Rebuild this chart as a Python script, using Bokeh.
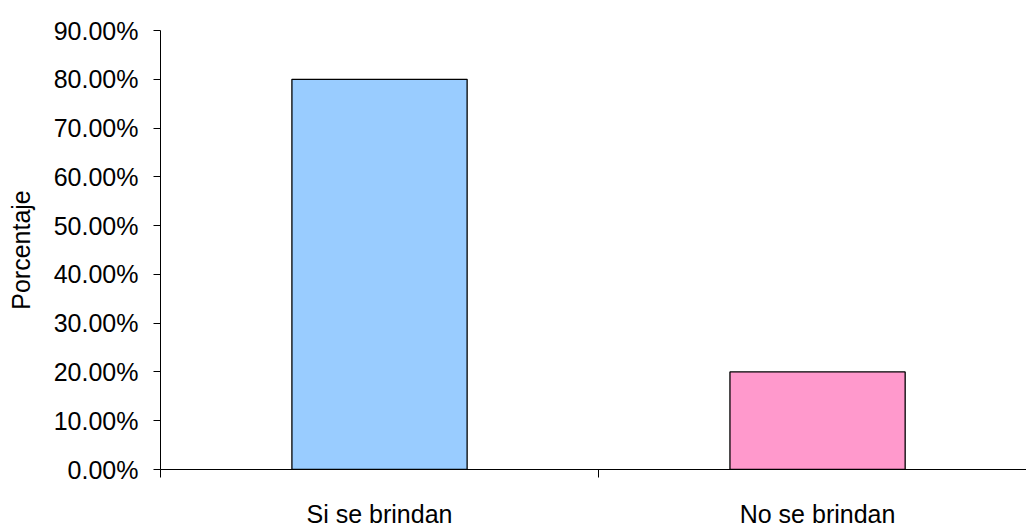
from bokeh.plotting import figure
from bokeh.models import FixedTicker, NumeralTickFormatter, Range1d, ColumnDataSource
from bokeh.embed import file_html
from bokeh.resources import INLINE

categories = ["Si se brindan", "No se brindan"]
values = [0.80, 0.20]
colors = ["#99CCFF", "#FF99CC"]
y_ticks = [0.0, 0.1, 0.2, 0.3, 0.4, 0.5, 0.6, 0.7, 0.8, 0.9]

xpos = [i + 0.5 for i in range(len(categories))]
src = ColumnDataSource(dict(x=xpos, top=values, color=colors))

FONT = "Liberation Sans"
FS = "25px"

p = figure(width=1026, height=530, output_backend="svg", toolbar_location=None,
           x_range=Range1d(0, 1.977), y_range=Range1d(0, 0.9),
           min_border_left=160, min_border_right=0, min_border_top=30, min_border_bottom=59)
p.outline_line_color = None
p.grid.visible = False
p.background_fill_color = "white"

p.vbar(x="x", top="top", bottom=0, width=0.40, fill_color="color",
       line_color="black", line_width=1.3, source=src)

# y axis
p.yaxis.ticker = FixedTicker(ticks=y_ticks, minor_ticks=[])
p.yaxis.formatter = NumeralTickFormatter(format="0.00%")
p.yaxis.axis_label = "Porcentaje"
p.yaxis.axis_label_text_font = FONT
p.yaxis.axis_label_text_font_style = "normal"
p.yaxis.axis_label_text_font_size = FS
p.yaxis.axis_label_standoff = 16
p.yaxis.major_label_text_font = FONT
p.yaxis.major_label_text_font_size = FS
p.yaxis.major_label_standoff = 15
p.yaxis.major_tick_out = 7
p.yaxis.major_tick_in = 0
p.yaxis.minor_tick_out = 0
p.yaxis.axis_line_color = "black"
p.yaxis.major_tick_line_color = "black"
p.yaxis.major_label_text_color = "black"
p.yaxis.axis_label_text_color = "black"

# x axis
p.xaxis.ticker = FixedTicker(ticks=xpos, minor_ticks=[0, 1, 2])
p.xaxis.major_label_overrides = {xpos[i]: categories[i] for i in range(len(categories))}
p.xaxis.major_label_text_font = FONT
p.xaxis.major_label_text_font_size = FS
p.xaxis.major_label_text_color = "black"
p.xaxis.major_label_standoff = 22
p.xaxis.major_tick_out = 0
p.xaxis.major_tick_in = 0
p.xaxis.minor_tick_out = 8
p.xaxis.minor_tick_in = 0
p.xaxis.minor_tick_line_color = "black"
p.xaxis.axis_line_color = "black"

open("out.html", "w").write(file_html(p, INLINE))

-*-

### Task objective:
Begin at the first line of the data above and repeat each line exactly, stopping after the line containing "from bokeh.resources import INLINE". Omit the pictures.

### Output below:
Rebuild this chart as a Python script, using Bokeh.
from bokeh.plotting import figure
from bokeh.models import FixedTicker, NumeralTickFormatter, Range1d, ColumnDataSource
from bokeh.embed import file_html
from bokeh.resources import INLINE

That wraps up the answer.